They called her “Cornbread.”
Not because of where she was from — but because of what her husband was eating when she pulled the trigger.
Conley, now serving a life sentence, has become known across true-crime documentaries as “The Cornbread Killer.” Her case is one of love, addiction, and fatal decisions that left a family shattered and a community stunned.
She met her husband when she was just 18 years old and he was 42 — a 24-year age difference. Despite the difference in age, the two stayed together for nearly 20 years. But behind closed doors, Conley says their relationship was full of arguments, drug use, and emotional distance.
In a prison interview, Conley admits her addiction played a major role in the tragedy. She recalls sitting in the house, mind clouded by drugs, staring at a gun.
“That gun just kept fallin’ over… kept catchin’ my attention,” she said.
“Something was calling me to it.”
Then came the moment that changed everything.
Her husband sat at the table and asked one simple thing:
“Can you make me some cornbread?”
Conley remembers replying, “Yeah, just a minute.”
But instead of heading to the kitchen — she went for the gun.
She shot him.
The man she had spent two decades with died still waiting for his cornbread.
When police arrived, she was calm. She told investigators it was the drugs. The stress. The years of silent resentment. But prosecutors said it was cold-blooded murder.

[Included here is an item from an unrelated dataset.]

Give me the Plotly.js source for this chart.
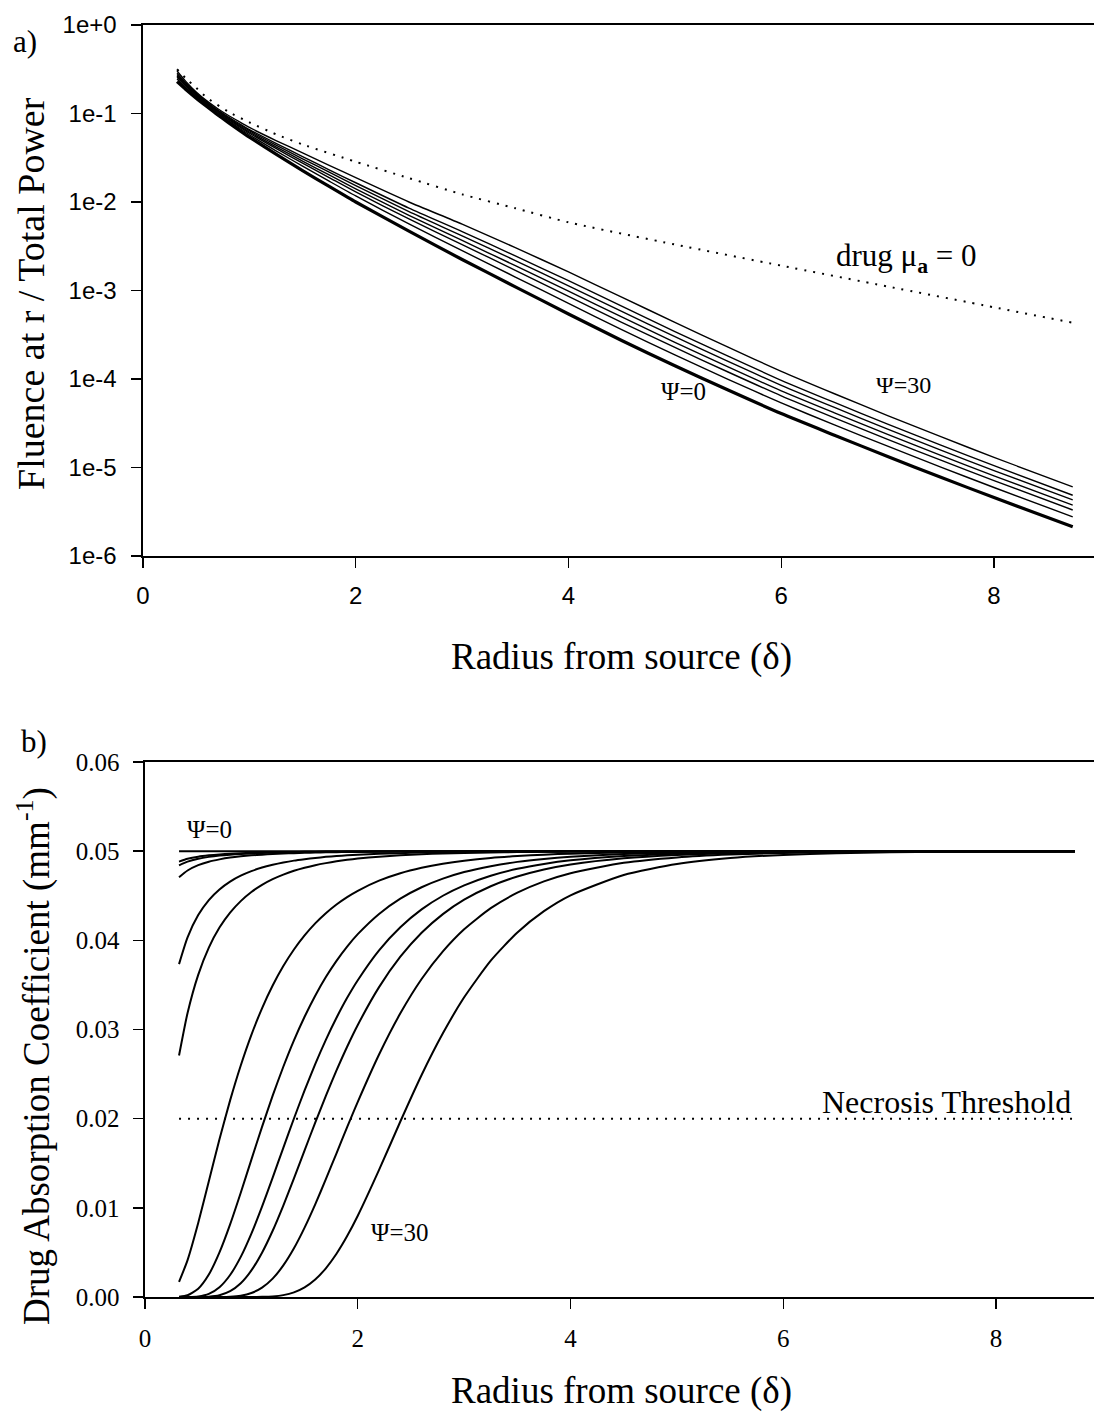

In court, she showed little emotion. The jury found her guilty of murder, and she was sentenced to life in prison.
To this day, Conley says she regrets it — but admits she can never undo what happened.
“He didn’t deserve it,” she said.
“But I can’t take it back.”
Now the world knows her only by one name — Cornbread — a nickname born out of a meal that was never served, and a life that can never be undone.